My Summer "Vacations"
Tibor R. Machan
Every summer since 1989 I have flown to Europe where I take part in a seminar on political economy organized by the Institute for Economic Studies, Europe, a classical liberal think tank in France. The objective is to familiarize students from around the globe with the principles and implications of classical liberalism-libertarianism by way of lectures by several scholars from different disciplines.
Initially students came mostly from the former Soviet bloc countries. More recently they have come from across the globe. These week-long seminars take place in various countries and are attended by about 35 students each. The language varies—some are held in French, some in English. The lecturers are philosophers, economists, historians, and legal theorists.
Aside from these seminars I also lecture around the USA and numerous countries, such as South Africa, New Zealand, Argentina, the Republic of Georgia and Armenia, mostly covering elements of liberty. What has appealed to me about these venues is just how interested and intelligent are the students who attend. Although the focus is on the free society, a great deal of time is spent on considering alternatives and challenges. While the faculty is largely in agreement about the superiority of the libertarian alternative, there are numerous disagreements as well, certainly many details to be ironed out. And, of course, there are always the traditional questions about whether it is even possible to reach firm conclusions in a complex field such as political economy.
Most of the seminars amount to a brain storming session—every lecture of about 45 minutes is followed by a Q&A for which questions are carefully prepared by the students and this then gives rise to many challenges and follow-up discussions. Even once the formal sessions are over, there follow exploration of the related ideas.
Although on and off someone jokes about these being indoctrination sessions, in fact there is wide open contribution from a great many political and economic positions. If they aren't introduced by students, the lecturers will discuss them, usually with scrupulous fairness--what's the point of dealing with critics whose views are distorted? Even those who make no bones about their commitment to certain principles have no trouble playing devil’s advocate. Aside from the several classical liberal thinkers who are routinely examined, such as Hayek, Mises, Rand, Rothbard, Friedman, Locke, Smith, Schumpeter, et al., the ideas of many others such as Habermas, Sen, Rawls, Dworkin, Sunstein and the like are also explored.

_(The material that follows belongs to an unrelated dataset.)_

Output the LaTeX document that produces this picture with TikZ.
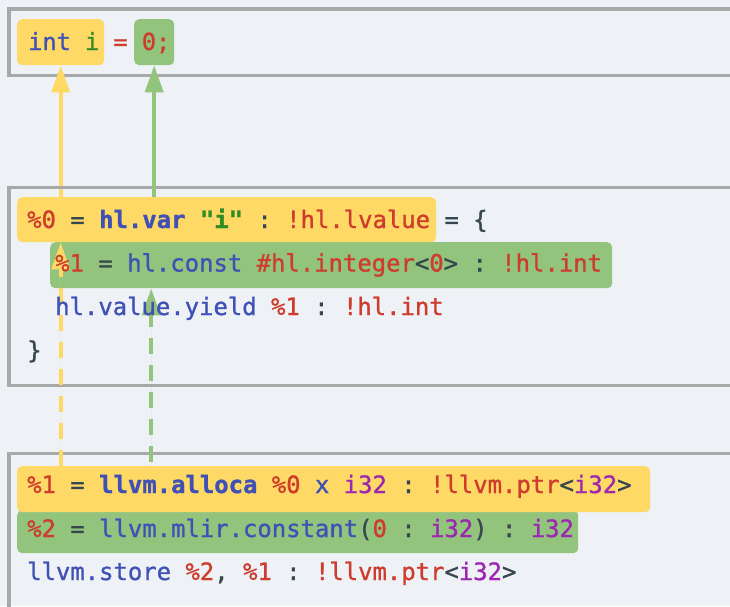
\documentclass[tikz,border=0pt]{standalone}
\usepackage{fontspec}
\usetikzlibrary{arrows.meta}
\newfontfamily\codefont[FakeBold=1.1, BoldFeatures={FakeBold=1.2}]{DejaVu Sans Mono}

\definecolor{pagebg}{HTML}{EEF2F6}
\definecolor{framegray}{HTML}{A8A8A8}
\definecolor{hlyellow}{HTML}{FFD966}
\definecolor{hlgreen}{HTML}{93C47D}
\definecolor{codeblue}{HTML}{3F51B5}
\definecolor{codered}{HTML}{CD3C2D}
\definecolor{codegreen}{HTML}{2F8C25}
\definecolor{codepurple}{HTML}{9C27B0}
\definecolor{codedark}{HTML}{37474F}

\newcommand\cRed[1]{\textcolor{codered}{#1}}
\newcommand\cBlue[1]{\textcolor{codeblue}{#1}}
\newcommand\cGrn[1]{\textcolor{codegreen}{#1}}
\newcommand\cPur[1]{\textcolor{codepurple}{#1}}
\newcommand\cDk[1]{\textcolor{codedark}{#1}}

\begin{document}
\begin{tikzpicture}[x=1pt,y=-1pt,
  frame/.style={draw=framegray, line width=3.3pt},
  hlbox/.style={rectangle, rounded corners=5pt, inner sep=0pt, anchor=north west},
  codeline/.style={anchor=base west, inner sep=0pt, text=codedark},
  codeA/.style={codeline, font=\codefont\fontsize{23.6}{28}\selectfont\frenchspacing},
  codeB/.style={codeline, font=\codefont\fontsize{23.9}{28}\selectfont\frenchspacing},
  link/.style={line width=4pt, -{Triangle[length=27pt,width=18pt]}},
  dlink/.style={link, dash pattern=on 16pt off 11pt}
]
\clip (0,0) rectangle (730,606);
\fill[pagebg] (0,0) rectangle (730,606);

% highlighted spans
\node[hlbox, fill=hlyellow, minimum width=87pt,  minimum height=46pt] (hIntI) at (17,19) {};
\node[hlbox, fill=hlgreen,  minimum width=40pt,  minimum height=46pt] (hZero) at (134,19) {};
\node[hlbox, fill=hlgreen,  minimum width=562pt, minimum height=46pt] (hConst) at (50,242) {};
\node[hlbox, fill=hlyellow, minimum width=419pt, minimum height=45pt] (hVar) at (17,197) {};
\node[hlbox, fill=hlgreen,  minimum width=561pt, minimum height=43pt] (hConstant) at (17,510) {};
\node[hlbox, fill=hlyellow, minimum width=633pt, minimum height=46pt] (hAlloca) at (17,466) {};

% frame of the source listing
\draw[frame] (745,9) -- (9,9) -- (9,75.8) -- (745,75.8);

% variable link, passing under the frame of the middle listing
\draw[link, draw=hlyellow, fill=hlyellow] ([yshift=-2pt]hVar.north -| hIntI.south) -- (hIntI.south);

% frames of the two lowered listings (open to the right)
\draw[frame] (745,187.5) -- (9,187.5) -- (9,385.7) -- (745,385.7);
\draw[frame] (745,453.3) -- (9,453.3) -- (9,620);

% remaining links
\draw[link, draw=hlgreen, fill=hlgreen] (hVar.north -| hZero.south) -- (hZero.south);
\draw[dlink, draw=hlyellow, fill=hlyellow] (hAlloca.north -| hIntI.south) -- (hVar.south -| hIntI.south);
\draw[dlink, dash phase=23pt, draw=hlgreen, fill=hlgreen]
  ([xshift=-3pt]hAlloca.north -| hZero.south) -- ([xshift=-3pt]hConst.south -| hZero.south);

% source line
\node[codeA] (src) at (28,50) {\cBlue{int} \cGrn{i} \cRed{=} \cRed{0;}};

% high-level dialect
\node[codeB] (hlA) at (27,228) {\cRed{\%0} \cDk{=} \cBlue{\bfseries hl.var} \cGrn{\bfseries "i"} \cDk{:} \cRed{!hl.lvalue} \cDk{= \{}};
\node[codeB] (hlB) at (55,271.5) {\cRed{\%1} \cDk{=} \cBlue{hl.const} \cRed{\#hl.integer}\cDk{<}\cRed{0}\cDk{>} \cDk{:} \cRed{!hl.int}};
\node[codeB] (hlC) at (55,315) {\cBlue{hl.value.yield} \cRed{\%1} \cDk{:} \cRed{!hl.int}};
\node[codeB] (hlD) at (27,358.5) {\cDk{\}}};

% LLVM dialect
\node[codeB] (llA) at (27,493) {\cRed{\%1} \cDk{=} \cBlue{\bfseries llvm.alloca} \cRed{\%0} \cBlue{x} \cPur{i32} \cDk{:} \cRed{!llvm.ptr}\cDk{<}\cPur{i32}\cDk{>}};
\node[codeB] (llB) at (27,537) {\cRed{\%2} \cDk{=} \cBlue{llvm.mlir.constant}\cDk{(}\cRed{0} \cDk{:} \cPur{i32}\cDk{)} \cDk{:} \cPur{i32}};
\node[codeB] (llC) at (27,580) {\cBlue{llvm.store} \cRed{\%2}\cDk{,} \cRed{\%1} \cDk{:} \cRed{!llvm.ptr}\cDk{<}\cPur{i32}\cDk{>}};
\end{tikzpicture}
\end{document}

I am extremely eager to take part in these seminars and for a variety of reasons (not excluding the fee I receive, which is, however, quite modest). For one, getting classical liberal ideas seriously considered is the best way to give them a chance in time to be tried out in practice. My own thinking about the issues can always use the challenge from thoughtful and seriously interested young people. I get a chance to travel and even visit the few members of my family still living in Europe. And there is also the opportunity to see how different places across the globe deal with various common and diverse human problems.
There is, of course, no guarantee that even the most competent discussion and defense of classical liberal ideas will lead to concrete results. But the chance of it is far greater when the ideas get a good run for their money.
I cannot pretend, and would not even be tempted to, that I am indifferent to the success of classical liberal-libertarian ideas, that all this is merely some kind of academic exercise to me. As far as I have been able to discern, these are the best ideas when it comes to understanding and shaping a decent, just human community. Not that it is highly likely that they will triumph but just the chance that they might is enough to keep those like me going, hammering away on the task of changing minds and hearts.